There are cracks appearing in my veneer, the thin facade I present to the world is being shattered by the emotional turmoil and mental exhaustion inside me. I no longer focus on the good in me or in the world around me. I withdraw from those I love because I don’t want to contaminate them with my negativity, my sorrow, my guilt.

My daily life is becoming consumed by sleep as napping is a socially legitimate escape. Others may wonder why you sleep so much, but they rarely question you about it and don’t wake you up.

My heart is breaking; my mind is breaking. I have no soul as it fled long ago from the too many unanswered questions in my world. I am not suicidal, but sometimes I wish I was. Perhaps an eternal sleep would bring some peace of mind.

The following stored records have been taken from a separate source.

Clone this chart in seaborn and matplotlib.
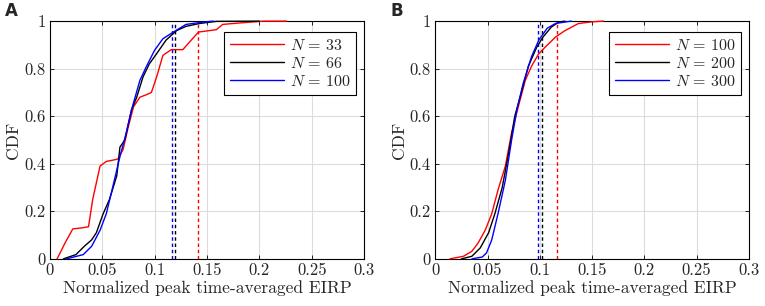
import numpy as np
import pandas as pd
import matplotlib
matplotlib.use('Agg')
from matplotlib import pyplot as plt
import seaborn as sns

# CDF levels and the EIRP values (panel A)
a_red_x = [0.007, 0.015, 0.022, 0.030, 0.037, 0.041, 0.048, 0.054, 0.060, 0.065, 0.070, 0.075, 0.080, 0.086,
           0.092, 0.097, 0.102, 0.108, 0.116, 0.127, 0.135, 0.142, 0.159, 0.165, 0.175, 0.204, 0.226]
a_red_y = [0.0, 0.07, 0.126, 0.13, 0.135, 0.25, 0.39, 0.41, 0.415, 0.42, 0.46, 0.556, 0.64, 0.68,
           0.69, 0.70, 0.765, 0.856, 0.88, 0.88, 0.92, 0.954, 0.964, 0.986, 0.99, 1.0, 1.0]
a_blk_x = [0.013, 0.025, 0.033, 0.040, 0.0445, 0.051, 0.057, 0.064, 0.067, 0.0716, 0.078, 0.083, 0.089,
           0.095, 0.102, 0.111, 0.121, 0.130, 0.143, 0.159, 0.200]
a_blk_y = [0.0, 0.018, 0.053, 0.08, 0.11, 0.19, 0.25, 0.35, 0.47, 0.50, 0.626, 0.68, 0.765,
           0.82, 0.863, 0.92, 0.96, 0.978, 0.99, 0.999, 1.0]
a_blu_x = [0.016, 0.032, 0.040, 0.048, 0.054, 0.060, 0.067, 0.073, 0.078, 0.086, 0.092, 0.100, 0.108,
           0.118, 0.130, 0.143, 0.156]
a_blu_y = [0.0, 0.018, 0.053, 0.12, 0.19, 0.30, 0.43, 0.53, 0.626, 0.75, 0.807, 0.877, 0.926,
           0.954, 0.986, 0.994, 1.0]
a_labels = [33, 66, 100]
a_means = [0.141, 0.120, 0.117]

# panel B
b_red_x = [0.014, 0.027, 0.035, 0.041, 0.048, 0.054, 0.060, 0.067, 0.073, 0.080, 0.086, 0.092, 0.099,
           0.105, 0.115, 0.124, 0.137, 0.150, 0.161]
b_red_y = [0.0, 0.011, 0.032, 0.067, 0.123, 0.19, 0.29, 0.39, 0.53, 0.65, 0.75, 0.81, 0.863,
           0.89, 0.933, 0.96, 0.99, 0.997, 1.0]
b_blk_x = [0.025, 0.035, 0.043, 0.051, 0.057, 0.064, 0.070, 0.076, 0.083, 0.089, 0.097, 0.103, 0.111,
           0.118, 0.124]
b_blk_y = [0.0, 0.011, 0.046, 0.11, 0.19, 0.30, 0.44, 0.60, 0.71, 0.81, 0.89, 0.933, 0.975,
           0.996, 1.0]
b_blu_x = [0.035, 0.045, 0.049, 0.054, 0.060, 0.067, 0.073, 0.078, 0.084, 0.092, 0.099, 0.107, 0.115, 0.130]
b_blu_y = [0.0, 0.008, 0.025, 0.08, 0.19, 0.33, 0.50, 0.626, 0.737, 0.85, 0.92, 0.97, 0.99, 1.0]
b_labels = [100, 200, 300]
b_means = [0.1165, 0.102, 0.098]

colors = ['#ff0000', '#000000', '#0000ff']
xticks = [0, 0.05, 0.1, 0.15, 0.2, 0.25, 0.3]
xticklabels = ['0', '0.05', '0.1', '0.15', '0.2', '0.25', '0.3']
yticks = [0, 0.2, 0.4, 0.6, 0.8, 1]
yticklabels = ['0', '0.2', '0.4', '0.6', '0.8', '1']

sns.set_style('whitegrid')
plt.rcParams['font.family'] = ['cmr10', 'DejaVu Serif']
plt.rcParams['mathtext.fontset'] = 'cm'
plt.rcParams['axes.unicode_minus'] = False

fig = plt.figure(figsize=(7.65, 3.06), dpi=100)
ax_a = fig.add_axes([0.065, 0.154, 0.411, 0.777])
ax_b = fig.add_axes([0.569, 0.154, 0.410, 0.777])

panels = [
    (ax_a, 'A', [(a_red_x, a_red_y), (a_blk_x, a_blk_y), (a_blu_x, a_blu_y)], a_labels, a_means),
    (ax_b, 'B', [(b_red_x, b_red_y), (b_blk_x, b_blk_y), (b_blu_x, b_blu_y)], b_labels, b_means),
]

for ax, tag, curves, labels, means in panels:
    for (xs, ys), n, c in zip(curves, labels, colors):
        sns.lineplot(x=xs, y=ys, ax=ax, color=c, lw=1.0, sort=False, estimator=None,
                     label=rf'$N\,=\,{n}$', clip_on=False, zorder=3)
    for m, c in zip(means, colors):
        ax.axvline(m, color=c, lw=1.0, ls=(0, (2.5, 2)))
    ax.set_xlim(0, 0.3)
    ax.set_ylim(0, 1)
    ax.set_xticks(xticks)
    ax.set_xticklabels(xticklabels)
    ax.set_yticks(yticks)
    ax.set_yticklabels(yticklabels)
    ax.tick_params(direction='in', length=3, width=0.6, labelsize=12, top=True, right=True,
                   bottom=True, left=True, pad=3, color='black')
    ax.grid(True, color='#dcdcdc', lw=0.8)
    for s in ax.spines.values():
        s.set_color('black')
        s.set_linewidth(0.8)
    ax.set_xlabel('Normalized peak time-averaged EIRP', fontsize=12.5, labelpad=1)
    ax.set_ylabel('CDF', fontsize=12.5, labelpad=2)
    leg = ax.legend(loc='upper right', bbox_to_anchor=(0.975, 0.954), borderaxespad=0, fontsize=11.5,
                    fancybox=False, framealpha=1, edgecolor='black', handlelength=3.4, borderpad=0.35,
                    labelspacing=0.2, handletextpad=0.35)
    leg.get_frame().set_linewidth(0.8)
    leg.set_zorder(5)
    fig.text(ax.get_position().x0 - 0.058, 0.965, tag, fontsize=12, fontweight='bold',
             family='DejaVu Sans', va='center')

plt.savefig('out.png', dpi=100)
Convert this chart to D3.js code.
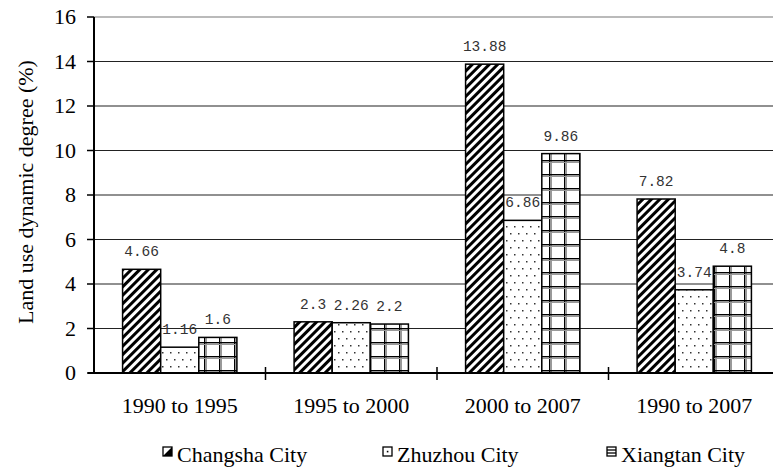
<!DOCTYPE html>
<html>
<head>
<meta charset="utf-8">
<script src="https://cdn.jsdelivr.net/npm/d3@7"></script>
<style>
  body { margin: 0; background: #fff; }
</style>
</head>
<body>
<script>
        /* DATA */
        var periods = ["1990 to 1995", "1995 to 2000", "2000 to 2007", "1990 to 2007"];
        var cities = ["Changsha City", "Zhuzhou City", "Xiangtan City"];
        var changsha = [4.66, 2.3, 13.88, 7.82];
        var zhuzhou = [1.16, 2.26, 6.86, 3.74];
        var xiangtan = [1.6, 2.2, 9.86, 4.8];
        var yTicks = [0, 2, 4, 6, 8, 10, 12, 14, 16];

        var seriesValues = [changsha, zhuzhou, xiangtan];

        var serif = "'Liberation Serif', 'Times New Roman', serif";
        var mono = "'Liberation Mono', 'DejaVu Sans Mono', monospace";

        /* DIMENSIONS AND SVG */
        var width = 773;
        var height = 467;

        var svg = d3.select("body")
            .append("svg")
            .attr("width", width)
            .attr("height", height);

        svg.append("rect")
            .attr("width", width)
            .attr("height", height)
            .attr("fill", "white");

        // scales - the plot runs off the right side of the picture, like the original
        var y = d3.scaleLinear().domain([0, 16]).range([373, 17]);
        var x0 = d3.scaleBand().domain(periods).range([94, 780]).padding(0);
        var bw = x0.bandwidth();
        var x1 = d3.scaleBand().domain(cities).range([bw / 6, bw * 5 / 6]).padding(0);

        /* PATTERNS */
        var defs = svg.append("defs");

        var stripe = defs.append("pattern")
            .attr("id", "stripe")
            .attr("patternUnits", "userSpaceOnUse")
            .attr("width", 6)
            .attr("height", 6)
            .attr("patternTransform", "rotate(45)");
        stripe.append("rect").attr("width", 6).attr("height", 6).attr("fill", "white");
        stripe.append("rect").attr("width", 3).attr("height", 6).attr("fill", "black");

        var dots = defs.append("pattern")
            .attr("id", "dots")
            .attr("patternUnits", "userSpaceOnUse")
            .attr("width", 8)
            .attr("height", 14);
        dots.append("rect").attr("width", 8).attr("height", 14).attr("fill", "white");
        dots.append("rect").attr("x", 2).attr("y", 2).attr("width", 1.5).attr("height", 1.5).attr("fill", "#333");
        dots.append("rect").attr("x", 6).attr("y", 9).attr("width", 1.5).attr("height", 1.5).attr("fill", "#333");

        var grid = defs.append("pattern")
            .attr("id", "grid")
            .attr("patternUnits", "userSpaceOnUse")
            .attr("width", 15)
            .attr("height", 14);
        grid.append("rect").attr("width", 15).attr("height", 14).attr("fill", "white");
        grid.append("rect").attr("x", 9).attr("y", 0).attr("width", 1.4).attr("height", 14).attr("fill", "black");
        grid.append("rect").attr("x", 11).attr("y", 0).attr("width", 1).attr("height", 14).attr("fill", "#999");
        grid.append("rect").attr("x", 0).attr("y", 6).attr("width", 15).attr("height", 1.4).attr("fill", "black");
        grid.append("rect").attr("x", 0).attr("y", 8).attr("width", 15).attr("height", 1).attr("fill", "#999");

        var fills = ["url(#stripe)", "url(#dots)", "url(#grid)"];

        /* GRIDLINES */
        svg.selectAll(".gridline")
            .data(yTicks.filter(function(d) { return d > 0; }))
            .enter()
            .append("line")
            .attr("x1", 94)
            .attr("x2", width)
            .attr("y1", function(d) { return y(d); })
            .attr("y2", function(d) { return y(d); })
            .attr("stroke", function(d) { return d == 16 ? "#777" : "#222"; })
            .attr("stroke-width", 1.2);

        /* BARS */
        var rows = [];
        periods.forEach(function(p, i) {
            cities.forEach(function(c, j) {
                rows.push({period: p, city: c, value: seriesValues[j][i], fill: fills[j]});
            });
        });

        svg.selectAll(".bar")
            .data(rows)
            .enter()
            .append("rect")
            .attr("x", function(d) { return x0(d.period) + x1(d.city); })
            .attr("y", function(d) { return y(d.value); })
            .attr("width", x1.bandwidth())
            .attr("height", function(d) { return y(0) - y(d.value); })
            .attr("fill", function(d) { return d.fill; })
            .attr("stroke", "black")
            .attr("stroke-width", 1.5);

        // value labels
        svg.selectAll(".vlabel")
            .data(rows)
            .enter()
            .append("text")
            .attr("x", function(d) { return x0(d.period) + x1(d.city) + x1.bandwidth() / 2; })
            .attr("y", function(d) { return y(d.value) - 13; })
            .attr("text-anchor", "middle")
            .attr("font-family", mono)
            .attr("font-size", "14.5px")
            .attr("fill", "#333")
            .text(function(d) { return d.value; });

        /* AXES */
        // y axis
        svg.append("line")
            .attr("x1", 94).attr("x2", 94)
            .attr("y1", y(16)).attr("y2", y(0))
            .attr("stroke", "black").attr("stroke-width", 2);

        svg.selectAll(".ytick")
            .data(yTicks)
            .enter()
            .append("line")
            .attr("x1", 87).attr("x2", 94)
            .attr("y1", function(d) { return y(d); })
            .attr("y2", function(d) { return y(d); })
            .attr("stroke", "black").attr("stroke-width", 1.5);

        svg.selectAll(".ylabel")
            .data(yTicks)
            .enter()
            .append("text")
            .attr("x", 76)
            .attr("y", function(d) { return y(d); })
            .attr("dy", "0.33em")
            .attr("text-anchor", "end")
            .attr("font-family", serif)
            .attr("font-size", "22px")
            .text(function(d) { return d; });

        // x axis
        svg.append("line")
            .attr("x1", 88).attr("x2", width)
            .attr("y1", y(0)).attr("y2", y(0))
            .attr("stroke", "black").attr("stroke-width", 2);

        svg.selectAll(".xtick")
            .data(periods.slice(1))
            .enter()
            .append("line")
            .attr("x1", function(d) { return x0(d); })
            .attr("x2", function(d) { return x0(d); })
            .attr("y1", y(0) - 6).attr("y2", y(0) + 7)
            .attr("stroke", "black").attr("stroke-width", 1.5);

        svg.selectAll(".xlabel")
            .data(periods)
            .enter()
            .append("text")
            .attr("x", function(d) { return x0(d) + bw / 2; })
            .attr("y", 413)
            .attr("text-anchor", "middle")
            .attr("font-family", serif)
            .attr("font-size", "22px")
            .text(function(d) { return d; });

        // y title
        svg.append("text")
            .attr("transform", "translate(33,192) rotate(-90)")
            .attr("text-anchor", "middle")
            .attr("font-family", serif)
            .attr("font-size", "22px")
            .text("Land use dynamic degree (%)");

        /* LEGEND */
        var legendX = [163, 383, 607];
        var legend = svg.selectAll(".legend")
            .data(cities)
            .enter()
            .append("g")
            .attr("transform", function(d, i) { return "translate(" + legendX[i] + ",447)"; });

        legend.append("rect")
            .attr("width", 9).attr("height", 9)
            .attr("fill", "white")
            .attr("stroke", "black").attr("stroke-width", 1.3);

        // little marks inside the legend boxes
        legend.filter(function(d, i) { return i == 0; })
            .append("path")
            .attr("d", "M0,9 L9,0 L9,9 Z")
            .attr("fill", "black");
        legend.filter(function(d, i) { return i == 1; })
            .append("rect")
            .attr("x", 3.8).attr("y", 3.8).attr("width", 1.6).attr("height", 1.6)
            .attr("fill", "black");
        legend.filter(function(d, i) { return i == 2; })
            .selectAll("line")
            .data([3, 6])
            .enter()
            .append("line")
            .attr("x1", 0).attr("x2", 9)
            .attr("y1", function(d) { return d; })
            .attr("y2", function(d) { return d; })
            .attr("stroke", "black").attr("stroke-width", 1.3);

        legend.append("text")
            .attr("x", 14)
            .attr("y", 14.5)
            .attr("font-family", serif)
            .attr("font-size", "22px")
            .text(function(d) { return d; });
</script>
</body>
</html>
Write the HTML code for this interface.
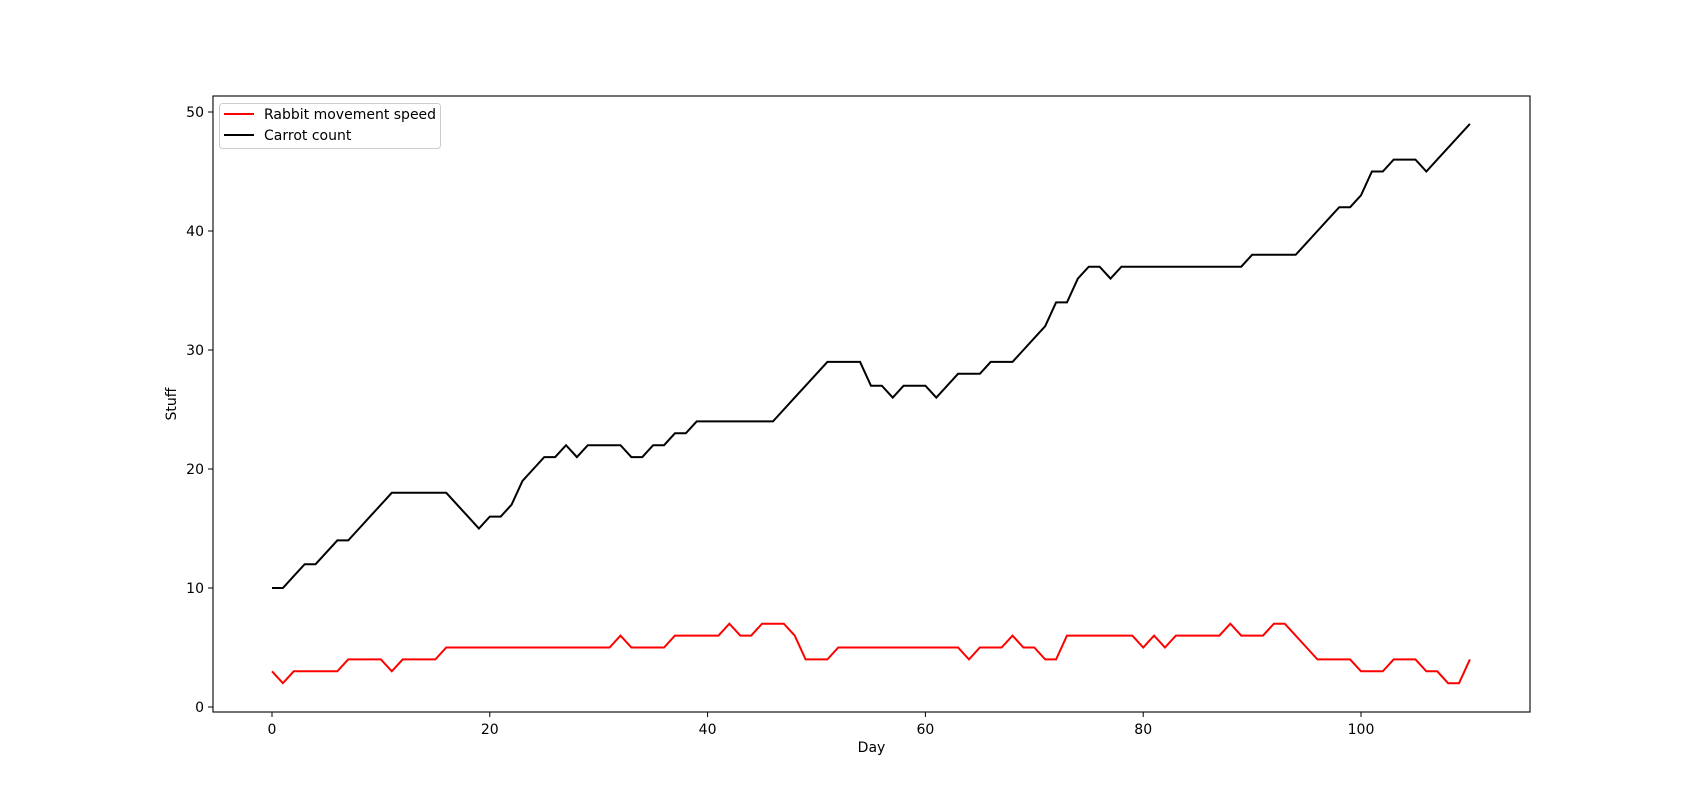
<!DOCTYPE html>
<html><head><meta charset="utf-8"><style>
html,body{margin:0;padding:0;background:#fff;}
svg{display:block;font-family:"DejaVu Sans","Liberation Sans",sans-serif;}
</style></head><body>
<svg id="chart" width="1700" height="800"></svg>
<script>
const days = Array.from({length:111},(_,i)=>i);
const rabbitSpeed = [3,2,3,3,3,3,3,4,4,4,4,3,4,4,4,4,5,5,5,5,5,5,5,5,5,5,5,5,5,5,5,5,6,5,5,5,5,6,6,6,6,6,7,6,6,7,7,7,6,4,4,4,5,5,5,5,5,5,5,5,5,5,5,5,4,5,5,5,6,5,5,4,4,6,6,6,6,6,6,6,5,6,5,6,6,6,6,6,7,6,6,6,7,7,6,5,4,4,4,4,3,3,3,4,4,4,3,3,2,2,4];
const carrotCount = [10,10,11,12,12,13,14,14,15,16,17,18,18,18,18,18,18,17,16,15,16,16,17,19,20,21,21,22,21,22,22,22,22,21,21,22,22,23,23,24,24,24,24,24,24,24,24,25,26,27,28,29,29,29,29,27,27,26,27,27,27,26,27,28,28,28,29,29,29,30,31,32,34,34,36,37,37,36,37,37,37,37,37,37,37,37,37,37,37,37,38,38,38,38,38,39,40,41,42,42,43,45,45,46,46,46,45,46,47,48,49];
const xTicks = [0,20,40,60,80,100];
const yTicks = [0,10,20,30,40,50];

const NS="http://www.w3.org/2000/svg";
const svg=document.getElementById('chart');
const L=213,R=1530,T=96,B=712;
const xs=v=>272+(v-0)*(1361-272)/100;
const ys=v=>707-v*(707-112)/50;
function el(t,a,p){const e=document.createElementNS(NS,t);for(const k in a)e.setAttribute(k,a[k]);(p||svg).appendChild(e);return e;}

const frame=el('rect',{x:L,y:T,width:R-L,height:B-T,fill:'none',stroke:'#000','stroke-width':1.1});



xTicks.forEach(v=>{
  const g=el('g',{});
  
  
  el('line',{x1:xs(v),x2:xs(v),y1:B,y2:B+5,stroke:'#000','stroke-width':1},g);
  const t=el('text',{x:xs(v),y:B+22,'font-size':14,'text-anchor':'middle'},g);t.textContent=v;
});
yTicks.forEach(v=>{
  const g=el('g',{});
  
  
  el('line',{x1:L-5,x2:L,y1:ys(v),y2:ys(v),stroke:'#000','stroke-width':1},g);
  const t=el('text',{x:L-9,y:ys(v)+5,'font-size':14,'text-anchor':'end'},g);t.textContent=v;
});
const xt=el('text',{x:(L+R)/2,y:752,'font-size':14,'text-anchor':'middle'});xt.textContent='Day';


const yt=el('text',{x:0,y:0,'font-size':14,'text-anchor':'middle',transform:`translate(176,${(T+B)/2}) rotate(-90)`});yt.textContent='Stuff';



function line(data,color,name){
  const p=el('polyline',{points:data.map((v,i)=>xs(days[i])+','+ys(v)).join(' '),fill:'none',stroke:color,'stroke-width':2,'stroke-linejoin':'miter'});
  
  
}
line(rabbitSpeed,'#ff0000','rabbit-speed-line');
line(carrotCount,'#000000','carrot-count-line');

const lg=el('g',{});


el('rect',{x:219.5,y:103.5,width:221,height:45,rx:3,fill:'#fff','fill-opacity':0.8,stroke:'#ccc'},lg);
[['Rabbit movement speed','#ff0000',114],['Carrot count','#000',135]].forEach(([n,c,y],i)=>{
  const g=el('g',{},lg);
  
  
  el('line',{x1:224,x2:254,y1:y,y2:y,stroke:c,'stroke-width':2},g);
  const t=el('text',{x:264,y:y+5,'font-size':14},g);t.textContent=n;
});
</script>
</body></html>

I just want to hide. I want to be alone. I want no expectations of me. If I don’t find a way soon then I will simply dissolve and ooze from the cracks.

image credit: Aimee Vogelsang, Unsplash.com

6 comments

  1. My heart breaks as I read this. You are so loved, and you are so much stronger than you know. Prayers for restful, rejuvenating sleep…as much and as often as you need. Love you forever.
    Jude

    Liked by 1 person

  2. It would be so simple to repeat all the cliches that come to mind, but, even if they’re true, they aren’t helpful right now. You already know them and probably have said them to yourself. I wonder, if you were able to talk to some professional person who deals with situations like yours, that might be worthwhile. Many of us can sympathize, but we can’t give solid advice that might make you look at things in a more positive way. For many people, just talking about a situation can be cathartic, especially if the listener guarantees confidentially and may even surprise you with thoughts for a fresh approach.

    Liked by 1 person

    • I actually have spoken to a counselor recently who was one of the family members taking care of his father who has Alzheimer’s. However, coronavirus intervened and paused our one-on-one sessions. Video counseling is just not the same as the spontaneity is not there.

      Like

  3. You are loved more than you know. And you are an amazing friend, wife, grandmother and caregiver.
    Try to do whatever you can to get some peace and joy. You are always in my prayers.

    Liked by 1 person

  4. My heart breaks for you. I was going to suggest we all pack a picnic lunch and meet halfway and have lunch. You need a pick-me-up. But now donna is going to have surgery. Maybe we take lunch to her next week?

    Barbara Smallwood 918-625-9617 Sent from my iPhone.